A report issued last month reported a 45% increase in call center fraud between 2013 and 2015, along with an increase of losses from fraudulent call center transactions of 14%. This includes an increase in domestic fraud calls (calls originating from within the targeted country increased from 36% to 51%.
There are three primary factors driving this increase in fraud through call centers. The first is the EMV rollout within the US which makes card-present fraud much more difficult, shifting fraudulent activity towards easier targets. The shift towards remote (customer not present) targets for fraud was largely anticipated based on trends seen after the UK adopted EMV more than 10 years ago.
The second factor driving this increase in call center fraud is the ease of “spoofing”, or altering the number that is displayed for caller ID, phone calls. There are now hundreds of services, including free apps, which allow consumers to easily falsify the telephone number reflected on caller ID without having a high level of technical sophistication.

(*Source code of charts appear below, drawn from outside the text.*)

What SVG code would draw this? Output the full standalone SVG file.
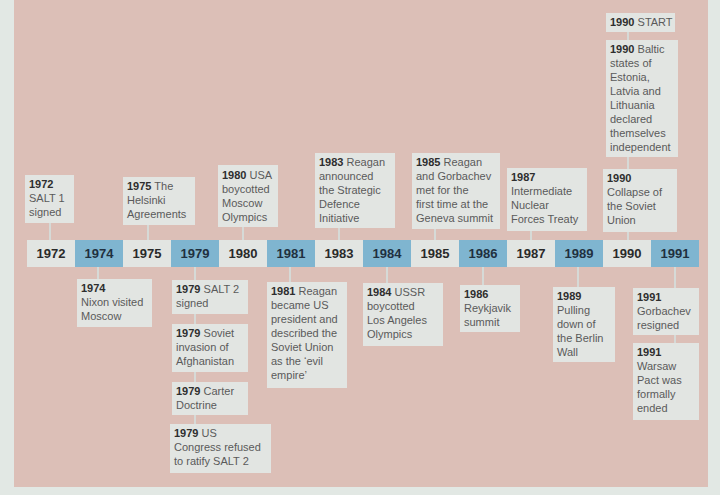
<svg xmlns="http://www.w3.org/2000/svg" width="720" height="495" viewBox="0 0 720 495">
<style>
.bg{fill:#dcbfb7}
.box{fill:#e2e5e2}
.yw{fill:#e2e5e2}
.yb{fill:#7fb5d0}
.yl{font-family:"Liberation Sans",Arial,sans-serif;font-weight:bold;font-size:13px;fill:#2a2a2a;text-anchor:middle}
.yb + .yl{fill:#1f3040}
.t{font-family:"Liberation Sans",Arial,sans-serif;font-size:11px;fill:#5a5a5a}
.t tspan.b{font-weight:bold;fill:#2e2e2e}
.c{stroke:#d6dad7;stroke-width:2;fill:none}
</style>
<rect x="0" y="0" width="720" height="495" fill="#e2e8e4"/>
<rect class="bg" x="14" y="0" width="694" height="487"/>

<g id="connectors">
<line class="c" x1="50" y1="223" x2="50" y2="240"/>
<line class="c" x1="148" y1="225" x2="148" y2="240"/>
<line class="c" x1="243" y1="227" x2="243" y2="240"/>
<line class="c" x1="339" y1="228" x2="339" y2="240"/>
<line class="c" x1="435" y1="229" x2="435" y2="240"/>
<line class="c" x1="531" y1="231" x2="531" y2="240"/>
<line class="c" x1="628" y1="232" x2="628" y2="240"/>
<line class="c" x1="628" y1="157" x2="628" y2="169"/>
<line class="c" x1="628" y1="32" x2="628" y2="40"/>
<line class="c" x1="98" y1="267" x2="98" y2="279"/>
<line class="c" x1="195" y1="267" x2="195" y2="280"/>
<line class="c" x1="195" y1="314" x2="195" y2="324"/>
<line class="c" x1="195" y1="372" x2="195" y2="382"/>
<line class="c" x1="195" y1="415" x2="195" y2="424"/>
<line class="c" x1="290" y1="267" x2="290" y2="282"/>
<line class="c" x1="387" y1="267" x2="387" y2="283"/>
<line class="c" x1="483" y1="267" x2="483" y2="285"/>
<line class="c" x1="578" y1="267" x2="578" y2="287"/>
<line class="c" x1="675" y1="267" x2="675" y2="288"/>
<line class="c" x1="675" y1="335" x2="675" y2="343"/>
</g>

<g id="timeline">
<g id="y1972"><rect class="yw" x="27" y="240" width="48" height="27"/><text class="yl" x="51" y="258">1972</text></g>
<g id="y1974"><rect class="yb" x="75" y="240" width="48" height="27"/><text class="yl" x="99" y="258">1974</text></g>
<g id="y1975"><rect class="yw" x="123" y="240" width="48" height="27"/><text class="yl" x="147" y="258">1975</text></g>
<g id="y1979"><rect class="yb" x="171" y="240" width="48" height="27"/><text class="yl" x="195" y="258">1979</text></g>
<g id="y1980"><rect class="yw" x="219" y="240" width="48" height="27"/><text class="yl" x="243" y="258">1980</text></g>
<g id="y1981"><rect class="yb" x="267" y="240" width="48" height="27"/><text class="yl" x="291" y="258">1981</text></g>
<g id="y1983"><rect class="yw" x="315" y="240" width="48" height="27"/><text class="yl" x="339" y="258">1983</text></g>
<g id="y1984"><rect class="yb" x="363" y="240" width="48" height="27"/><text class="yl" x="387" y="258">1984</text></g>
<g id="y1985"><rect class="yw" x="411" y="240" width="48" height="27"/><text class="yl" x="435" y="258">1985</text></g>
<g id="y1986"><rect class="yb" x="459" y="240" width="48" height="27"/><text class="yl" x="483" y="258">1986</text></g>
<g id="y1987"><rect class="yw" x="507" y="240" width="48" height="27"/><text class="yl" x="531" y="258">1987</text></g>
<g id="y1989"><rect class="yb" x="555" y="240" width="48" height="27"/><text class="yl" x="579" y="258">1989</text></g>
<g id="y1990"><rect class="yw" x="603" y="240" width="48" height="27"/><text class="yl" x="627" y="258">1990</text></g>
<g id="y1991"><rect class="yb" x="651" y="240" width="48" height="27"/><text class="yl" x="675" y="258">1991</text></g>
</g>

<g id="e1972"><rect class="box" x="25" y="175" width="49" height="48"/>
<text class="t" x="29" y="188"><tspan class="b">1972</tspan><tspan x="29" dy="14">SALT 1</tspan><tspan x="29" dy="14">signed</tspan></text></g>

<g id="e1975"><rect class="box" x="123" y="177" width="72" height="48"/>
<text class="t" x="127" y="190"><tspan class="b">1975</tspan> The<tspan x="127" dy="14">Helsinki</tspan><tspan x="127" dy="14">Agreements</tspan></text></g>

<g id="e1980"><rect class="box" x="218" y="165" width="60" height="62"/>
<text class="t" x="222" y="179"><tspan class="b">1980</tspan> USA<tspan x="222" dy="14">boycotted</tspan><tspan x="222" dy="14">Moscow</tspan><tspan x="222" dy="14">Olympics</tspan></text></g>

<g id="e1983"><rect class="box" x="315" y="153" width="80" height="75"/>
<text class="t" x="319" y="166"><tspan class="b">1983</tspan> Reagan<tspan x="319" dy="14">announced</tspan><tspan x="319" dy="14">the Strategic</tspan><tspan x="319" dy="14">Defence</tspan><tspan x="319" dy="14">Initiative</tspan></text></g>

<g id="e1985"><rect class="box" x="412" y="153" width="88" height="76"/>
<text class="t" x="416" y="166"><tspan class="b">1985</tspan> Reagan<tspan x="416" dy="14">and Gorbachev</tspan><tspan x="416" dy="14">met for the</tspan><tspan x="416" dy="14">first time at the</tspan><tspan x="416" dy="14">Geneva summit</tspan></text></g>

<g id="e1987"><rect class="box" x="507" y="168" width="80" height="63"/>
<text class="t" x="511" y="181"><tspan class="b">1987</tspan><tspan x="511" dy="14">Intermediate</tspan><tspan x="511" dy="14">Nuclear</tspan><tspan x="511" dy="14">Forces Treaty</tspan></text></g>

<g id="e1990c"><rect class="box" x="603" y="169" width="74" height="63"/>
<text class="t" x="607" y="182"><tspan class="b">1990</tspan><tspan x="607" dy="14">Collapse of</tspan><tspan x="607" dy="14">the Soviet</tspan><tspan x="607" dy="14">Union</tspan></text></g>

<g id="e1990b"><rect class="box" x="606" y="40" width="72" height="117"/>
<text class="t" x="610" y="53"><tspan class="b">1990</tspan> Baltic<tspan x="610" dy="14">states of</tspan><tspan x="610" dy="14">Estonia,</tspan><tspan x="610" dy="14">Latvia and</tspan><tspan x="610" dy="14">Lithuania</tspan><tspan x="610" dy="14">declared</tspan><tspan x="610" dy="14">themselves</tspan><tspan x="610" dy="14">independent</tspan></text></g>

<g id="e1990s"><rect class="box" x="606" y="13" width="69" height="19"/>
<text class="t" x="610" y="26"><tspan class="b">1990</tspan> START</text></g>

<g id="e1974"><rect class="box" x="77" y="279" width="75" height="48"/>
<text class="t" x="81" y="292"><tspan class="b">1974</tspan><tspan x="81" dy="14">Nixon visited</tspan><tspan x="81" dy="14">Moscow</tspan></text></g>

<g id="e1979a"><rect class="box" x="172" y="280" width="76" height="34"/>
<text class="t" x="176" y="293"><tspan class="b">1979</tspan> SALT 2<tspan x="176" dy="14">signed</tspan></text></g>

<g id="e1979b"><rect class="box" x="172" y="324" width="76" height="48"/>
<text class="t" x="176" y="337"><tspan class="b">1979</tspan> Soviet<tspan x="176" dy="14">invasion of</tspan><tspan x="176" dy="14">Afghanistan</tspan></text></g>

<g id="e1979c"><rect class="box" x="172" y="382" width="76" height="33"/>
<text class="t" x="176" y="395"><tspan class="b">1979</tspan> Carter<tspan x="176" dy="14">Doctrine</tspan></text></g>

<g id="e1979d"><rect class="box" x="170" y="424" width="101" height="49"/>
<text class="t" x="174" y="437"><tspan class="b">1979</tspan> US<tspan x="174" dy="14">Congress refused</tspan><tspan x="174" dy="14">to ratify SALT 2</tspan></text></g>

<g id="e1981"><rect class="box" x="267" y="282" width="80" height="106"/>
<text class="t" x="271" y="295"><tspan class="b">1981</tspan> Reagan<tspan x="271" dy="14">became US</tspan><tspan x="271" dy="14">president and</tspan><tspan x="271" dy="14">described the</tspan><tspan x="271" dy="14">Soviet Union</tspan><tspan x="271" dy="14">as the ‘evil</tspan><tspan x="271" dy="14">empire’</tspan></text></g>

<g id="e1984"><rect class="box" x="363" y="283" width="80" height="63"/>
<text class="t" x="367" y="296"><tspan class="b">1984</tspan> USSR<tspan x="367" dy="14">boycotted</tspan><tspan x="367" dy="14">Los Angeles</tspan><tspan x="367" dy="14">Olympics</tspan></text></g>

<g id="e1986"><rect class="box" x="460" y="285" width="60" height="47"/>
<text class="t" x="464" y="298"><tspan class="b">1986</tspan><tspan x="464" dy="14">Reykjavik</tspan><tspan x="464" dy="14">summit</tspan></text></g>

<g id="e1989"><rect class="box" x="553" y="287" width="62" height="75"/>
<text class="t" x="557" y="300"><tspan class="b">1989</tspan><tspan x="557" dy="14">Pulling</tspan><tspan x="557" dy="14">down of</tspan><tspan x="557" dy="14">the Berlin</tspan><tspan x="557" dy="14">Wall</tspan></text></g>

<g id="e1991a"><rect class="box" x="633" y="288" width="66" height="47"/>
<text class="t" x="637" y="301"><tspan class="b">1991</tspan><tspan x="637" dy="14">Gorbachev</tspan><tspan x="637" dy="14">resigned</tspan></text></g>

<g id="e1991b"><rect class="box" x="633" y="343" width="66" height="77"/>
<text class="t" x="637" y="356"><tspan class="b">1991</tspan><tspan x="637" dy="14">Warsaw</tspan><tspan x="637" dy="14">Pact was</tspan><tspan x="637" dy="14">formally</tspan><tspan x="637" dy="14">ended</tspan></text></g>
</svg>
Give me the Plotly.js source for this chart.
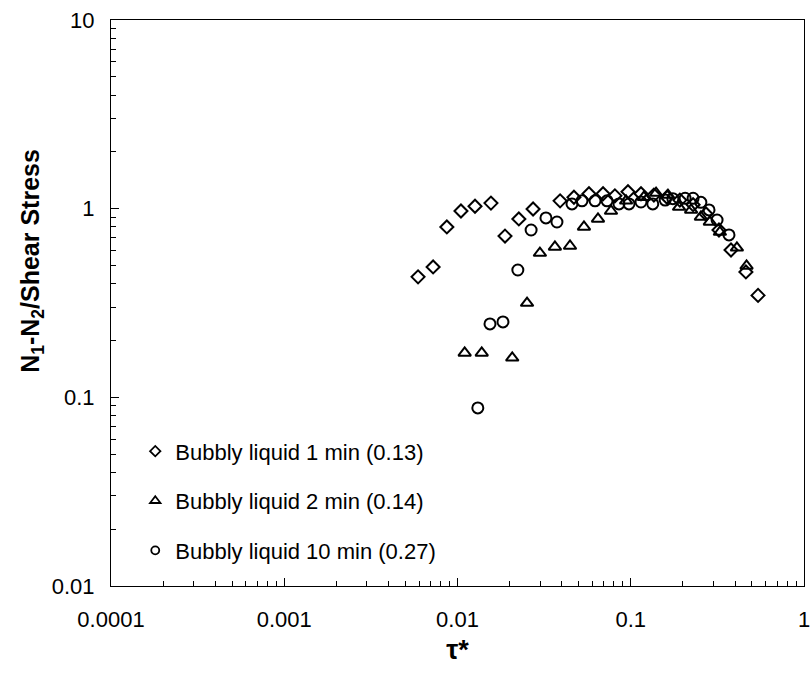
<!DOCTYPE html>
<html>
<head>
<meta charset="utf-8">
<script src="https://cdn.plot.ly/plotly-3.0.1.min.js"></script>
<style>html,body{margin:0;padding:0;background:#fff;}#chart{width:812px;height:678px;}</style>
</head>
<body>
<div id="chart"></div>
<script>
// Bubbly liquid 1 min (0.13) - diamonds
const tau1 = [0.00592, 0.00723, 0.00868, 0.01047, 0.01262, 0.0156, 0.0188, 0.0226, 0.0273, 0.0391, 0.047, 0.0574, 0.0692, 0.081, 0.0964, 0.1146, 0.136, 0.162, 0.192, 0.229, 0.272, 0.323, 0.379, 0.462, 0.543];
const ratio1 = [0.435, 0.491, 0.80, 0.972, 1.03, 1.07, 0.716, 0.882, 0.996, 1.10, 1.15, 1.20, 1.20, 1.17, 1.23, 1.20, 1.18, 1.15, 1.11, 1.05, 0.937, 0.771, 0.604, 0.462, 0.347];
// Bubbly liquid 2 min (0.14) - triangles
const tau2 = [0.0110, 0.0138, 0.0207, 0.0252, 0.0299, 0.0365, 0.0446, 0.0537, 0.0647, 0.0769, 0.094, 0.119, 0.140, 0.164, 0.190, 0.223, 0.254, 0.286, 0.327, 0.410, 0.466];
const ratio2 = [0.172, 0.172, 0.162, 0.316, 0.582, 0.627, 0.634, 0.80, 0.882, 0.972, 1.10, 1.15, 1.21, 1.18, 1.02, 0.985, 0.904, 0.85, 0.752, 0.62, 0.497];
// Bubbly liquid 10 min (0.27) - circles
const tau3 = [0.0131, 0.0154, 0.0183, 0.0223, 0.0266, 0.0324, 0.0375, 0.0458, 0.0523, 0.0622, 0.073, 0.0855, 0.0977, 0.1146, 0.134, 0.158, 0.175, 0.206, 0.229, 0.254, 0.283, 0.315, 0.369];
const ratio3 = [0.0879, 0.245, 0.251, 0.473, 0.771, 0.893, 0.85, 1.06, 1.10, 1.10, 1.10, 1.06, 1.06, 1.085, 1.06, 1.11, 1.13, 1.135, 1.135, 1.08, 0.985, 0.871, 0.726];

const seriesNames = ["Bubbly liquid 1 min (0.13)", "Bubbly liquid 2 min (0.14)", "Bubbly liquid 10 min (0.27)"];
const xTickVals = [0.0001, 0.001, 0.01, 0.1, 1];
const xTickText = ["0.0001", "0.001", "0.01", "0.1", "1"];
const yTickVals = [0.01, 0.1, 1, 10];
const yTickText = ["0.01", "0.1", "1", "10"];
const xTitle = "<b>τ*</b>";
const yTitle = "<b>N<sub>1</sub>-N<sub>2</sub>/Shear Stress</b>";

const FONT = "Liberation Sans, Arial, sans-serif";
const symbols = ["diamond-open", "triangle-up-open", "circle-open"];
const sizes = [10, 11, 11];
const legSizes = [8, 9, 8];
const xs = [tau1, tau2, tau3];
const ys = [ratio1, ratio2, ratio3];

const traces = [];
for (let i = 0; i < 3; i++) {
  traces.push({
    x: xs[i], y: ys[i], type: "scatter", mode: "markers",
    name: seriesNames[i], showlegend: false,
    marker: {symbol: symbols[i], size: sizes[i], color: "black", line: {width: 2, color: "black"}},
    cliponaxis: false
  });
}
for (let i = 0; i < 3; i++) {
  traces.push({
    x: [null], y: [null], type: "scatter", mode: "markers",
    name: seriesNames[i], legendgroup: "g" + i, showlegend: true,
    marker: {symbol: symbols[i], size: legSizes[i], color: "black", line: {width: 1.8, color: "black"}}
  });
}

const axisCommon = {
  type: "log", showgrid: false, zeroline: false, showline: true,
  linecolor: "black", linewidth: 1, mirror: true,
  ticks: "inside", ticklen: 8, tickwidth: 1, tickcolor: "black",
  tickfont: {family: FONT, size: 22, color: "black"},
  minor: {ticks: "inside", ticklen: 5, tickwidth: 1, tickcolor: "black", dtick: "D1", showgrid: false}
};

const layout = {
  width: 812, height: 678,
  paper_bgcolor: "white", plot_bgcolor: "white",
  margin: {l: 111, r: 8, t: 20, b: 92},
  showlegend: true,
  legend: {
    x: 0.035, y: 0.275, xanchor: "left", yanchor: "top",
    bgcolor: "rgba(0,0,0,0)", borderwidth: 0,
    font: {family: FONT, size: 22, color: "black"},
    tracegroupgap: 18, itemwidth: 30
  },
  xaxis: Object.assign({}, axisCommon, {
    range: [-4, 0], tickvals: xTickVals, ticktext: xTickText,
    ticklabelstandoff: 14,
    title: {text: xTitle, font: {family: FONT, size: 27, color: "black"}, standoff: 8}
  }),
  yaxis: Object.assign({}, axisCommon, {
    range: [-2, 1], tickvals: yTickVals, ticktext: yTickText,
    ticklabelstandoff: 11
  }),
  annotations: [{
    text: yTitle, textangle: -90, showarrow: false,
    xref: "paper", yref: "paper", x: -0.115, y: 0.575,
    xanchor: "center", yanchor: "middle",
    font: {family: FONT, size: 25, color: "black"}
  }]
};

Plotly.newPlot("chart", traces, layout, {displayModeBar: false, staticPlot: true});
</script>
</body>
</html>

While call centers are aware of the threat of fraud, traditional methods of verifying the caller (caller ID, verifying account information) are no longer sufficient to prevent fraudulent transactions. The combination of massive breaches and phishing scams has armed fraudsters with the information needed to get past these hurdles.
To combat the increasing fraud, call centers need to remember what is driving the fraud shift – fraudsters are seeking the easier target. By adding additional layers to verification such as outgoing one-time passcodes or dynamic knowledge based authentication questions call centers can make their operations more difficult targets. Just as with the adoption of EMV, fraudsters will shift towards the targets that are still easy.